--- start ---

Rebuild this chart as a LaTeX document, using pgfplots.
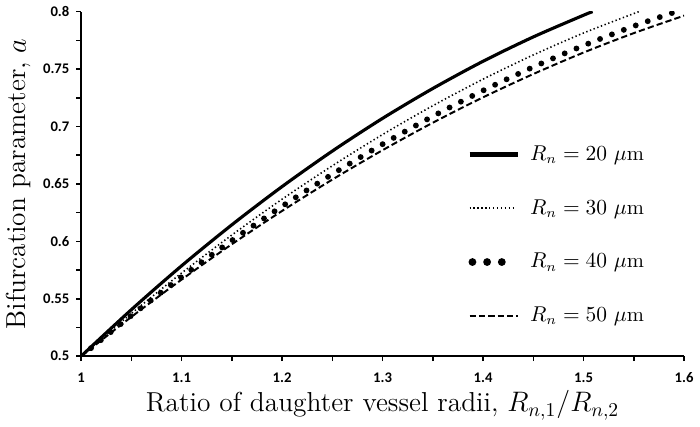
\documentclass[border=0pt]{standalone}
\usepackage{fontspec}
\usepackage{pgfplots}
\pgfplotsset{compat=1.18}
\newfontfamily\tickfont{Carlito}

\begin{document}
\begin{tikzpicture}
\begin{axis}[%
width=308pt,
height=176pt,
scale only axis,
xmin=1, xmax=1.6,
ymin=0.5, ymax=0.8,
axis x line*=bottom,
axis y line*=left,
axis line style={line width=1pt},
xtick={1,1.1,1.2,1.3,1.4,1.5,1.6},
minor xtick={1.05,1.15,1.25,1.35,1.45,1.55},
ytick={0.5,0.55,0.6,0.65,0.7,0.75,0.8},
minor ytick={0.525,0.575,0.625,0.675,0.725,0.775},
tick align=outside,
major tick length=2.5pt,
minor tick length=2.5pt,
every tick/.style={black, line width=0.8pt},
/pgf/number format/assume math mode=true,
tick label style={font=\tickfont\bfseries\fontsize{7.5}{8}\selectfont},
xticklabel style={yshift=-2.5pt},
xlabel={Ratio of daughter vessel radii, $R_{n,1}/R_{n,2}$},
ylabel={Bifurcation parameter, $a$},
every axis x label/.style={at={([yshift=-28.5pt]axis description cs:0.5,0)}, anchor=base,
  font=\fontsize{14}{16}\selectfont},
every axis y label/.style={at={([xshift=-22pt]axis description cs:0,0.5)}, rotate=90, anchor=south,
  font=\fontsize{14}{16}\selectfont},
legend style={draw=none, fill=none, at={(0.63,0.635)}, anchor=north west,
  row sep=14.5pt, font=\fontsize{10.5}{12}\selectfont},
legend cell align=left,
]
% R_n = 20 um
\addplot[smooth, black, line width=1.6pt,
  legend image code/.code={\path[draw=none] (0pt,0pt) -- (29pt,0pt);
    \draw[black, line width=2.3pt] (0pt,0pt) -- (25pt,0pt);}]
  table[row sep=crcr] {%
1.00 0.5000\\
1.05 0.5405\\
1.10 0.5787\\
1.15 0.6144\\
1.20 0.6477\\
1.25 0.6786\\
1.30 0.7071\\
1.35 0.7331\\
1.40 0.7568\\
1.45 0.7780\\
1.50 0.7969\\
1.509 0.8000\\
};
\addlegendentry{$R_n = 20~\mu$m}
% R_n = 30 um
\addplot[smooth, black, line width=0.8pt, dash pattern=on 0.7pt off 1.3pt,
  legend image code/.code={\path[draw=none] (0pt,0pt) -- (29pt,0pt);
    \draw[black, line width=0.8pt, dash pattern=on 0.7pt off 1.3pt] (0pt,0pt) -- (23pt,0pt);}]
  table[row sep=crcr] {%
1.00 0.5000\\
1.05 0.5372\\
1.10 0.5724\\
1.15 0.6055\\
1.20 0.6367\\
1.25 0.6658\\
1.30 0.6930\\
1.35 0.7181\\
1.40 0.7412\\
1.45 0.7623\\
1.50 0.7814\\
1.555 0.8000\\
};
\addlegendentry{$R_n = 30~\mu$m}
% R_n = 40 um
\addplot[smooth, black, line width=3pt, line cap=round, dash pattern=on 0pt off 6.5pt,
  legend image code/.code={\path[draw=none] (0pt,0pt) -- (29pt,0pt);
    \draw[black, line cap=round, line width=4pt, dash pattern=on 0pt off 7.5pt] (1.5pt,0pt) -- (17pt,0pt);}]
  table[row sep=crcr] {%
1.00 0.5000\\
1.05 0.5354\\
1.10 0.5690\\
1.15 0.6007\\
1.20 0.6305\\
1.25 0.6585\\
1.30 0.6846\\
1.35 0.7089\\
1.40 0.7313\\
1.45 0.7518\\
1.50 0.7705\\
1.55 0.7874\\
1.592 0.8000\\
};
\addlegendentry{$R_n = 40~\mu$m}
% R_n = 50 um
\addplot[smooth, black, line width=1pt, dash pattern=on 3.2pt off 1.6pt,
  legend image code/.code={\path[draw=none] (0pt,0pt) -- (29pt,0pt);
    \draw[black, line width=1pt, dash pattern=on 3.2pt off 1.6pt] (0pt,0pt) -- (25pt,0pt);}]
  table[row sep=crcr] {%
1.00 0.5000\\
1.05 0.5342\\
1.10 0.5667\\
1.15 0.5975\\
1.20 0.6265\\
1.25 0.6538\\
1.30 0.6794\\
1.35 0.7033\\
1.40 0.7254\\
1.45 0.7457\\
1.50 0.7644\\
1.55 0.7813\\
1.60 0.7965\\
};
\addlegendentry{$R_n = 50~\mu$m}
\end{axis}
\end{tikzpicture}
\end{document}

--- end ---

TASK INSTRUCTIONS
All of the data needs repeating exactly, but the pictures do not.

RESPONSE TO THE TASK
Rebuild this chart as a LaTeX document, using pgfplots.
\documentclass[border=0pt]{standalone}
\usepackage{fontspec}
\usepackage{pgfplots}
\pgfplotsset{compat=1.18}
\newfontfamily\tickfont{Carlito}

\begin{document}
\begin{tikzpicture}
\begin{axis}[%
width=308pt,
height=176pt,
scale only axis,
xmin=1, xmax=1.6,
ymin=0.5, ymax=0.8,
axis x line*=bottom,
axis y line*=left,
axis line style={line width=1pt},
xtick={1,1.1,1.2,1.3,1.4,1.5,1.6},
minor xtick={1.05,1.15,1.25,1.35,1.45,1.55},
ytick={0.5,0.55,0.6,0.65,0.7,0.75,0.8},
minor ytick={0.525,0.575,0.625,0.675,0.725,0.775},
tick align=outside,
major tick length=2.5pt,
minor tick length=2.5pt,
every tick/.style={black, line width=0.8pt},
/pgf/number format/assume math mode=true,
tick label style={font=\tickfont\bfseries\fontsize{7.5}{8}\selectfont},
xticklabel style={yshift=-2.5pt},
xlabel={Ratio of daughter vessel radii, $R_{n,1}/R_{n,2}$},
ylabel={Bifurcation parameter, $a$},
every axis x label/.style={at={([yshift=-28.5pt]axis description cs:0.5,0)}, anchor=base,
  font=\fontsize{14}{16}\selectfont},
every axis y label/.style={at={([xshift=-22pt]axis description cs:0,0.5)}, rotate=90, anchor=south,
  font=\fontsize{14}{16}\selectfont},
legend style={draw=none, fill=none, at={(0.63,0.635)}, anchor=north west,
  row sep=14.5pt, font=\fontsize{10.5}{12}\selectfont},
legend cell align=left,
]
% R_n = 20 um
\addplot[smooth, black, line width=1.6pt,
  legend image code/.code={\path[draw=none] (0pt,0pt) -- (29pt,0pt);
    \draw[black, line width=2.3pt] (0pt,0pt) -- (25pt,0pt);}]
  table[row sep=crcr] {%
1.00 0.5000\\
1.05 0.5405\\
1.10 0.5787\\
1.15 0.6144\\
1.20 0.6477\\
1.25 0.6786\\
1.30 0.7071\\
1.35 0.7331\\
1.40 0.7568\\
1.45 0.7780\\
1.50 0.7969\\
1.509 0.8000\\
};
\addlegendentry{$R_n = 20~\mu$m}
% R_n = 30 um
\addplot[smooth, black, line width=0.8pt, dash pattern=on 0.7pt off 1.3pt,
  legend image code/.code={\path[draw=none] (0pt,0pt) -- (29pt,0pt);
    \draw[black, line width=0.8pt, dash pattern=on 0.7pt off 1.3pt] (0pt,0pt) -- (23pt,0pt);}]
  table[row sep=crcr] {%
1.00 0.5000\\
1.05 0.5372\\
1.10 0.5724\\
1.15 0.6055\\
1.20 0.6367\\
1.25 0.6658\\
1.30 0.6930\\
1.35 0.7181\\
1.40 0.7412\\
1.45 0.7623\\
1.50 0.7814\\
1.555 0.8000\\
};
\addlegendentry{$R_n = 30~\mu$m}
% R_n = 40 um
\addplot[smooth, black, line width=3pt, line cap=round, dash pattern=on 0pt off 6.5pt,
  legend image code/.code={\path[draw=none] (0pt,0pt) -- (29pt,0pt);
    \draw[black, line cap=round, line width=4pt, dash pattern=on 0pt off 7.5pt] (1.5pt,0pt) -- (17pt,0pt);}]
  table[row sep=crcr] {%
1.00 0.5000\\
1.05 0.5354\\
1.10 0.5690\\
1.15 0.6007\\
1.20 0.6305\\
1.25 0.6585\\
1.30 0.6846\\
1.35 0.7089\\
1.40 0.7313\\
1.45 0.7518\\
1.50 0.7705\\
1.55 0.7874\\
1.592 0.8000\\
};
\addlegendentry{$R_n = 40~\mu$m}
% R_n = 50 um
\addplot[smooth, black, line width=1pt, dash pattern=on 3.2pt off 1.6pt,
  legend image code/.code={\path[draw=none] (0pt,0pt) -- (29pt,0pt);
    \draw[black, line width=1pt, dash pattern=on 3.2pt off 1.6pt] (0pt,0pt) -- (25pt,0pt);}]
  table[row sep=crcr] {%
1.00 0.5000\\
1.05 0.5342\\
1.10 0.5667\\
1.15 0.5975\\
1.20 0.6265\\
1.25 0.6538\\
1.30 0.6794\\
1.35 0.7033\\
1.40 0.7254\\
1.45 0.7457\\
1.50 0.7644\\
1.55 0.7813\\
1.60 0.7965\\
};
\addlegendentry{$R_n = 50~\mu$m}
\end{axis}
\end{tikzpicture}
\end{document}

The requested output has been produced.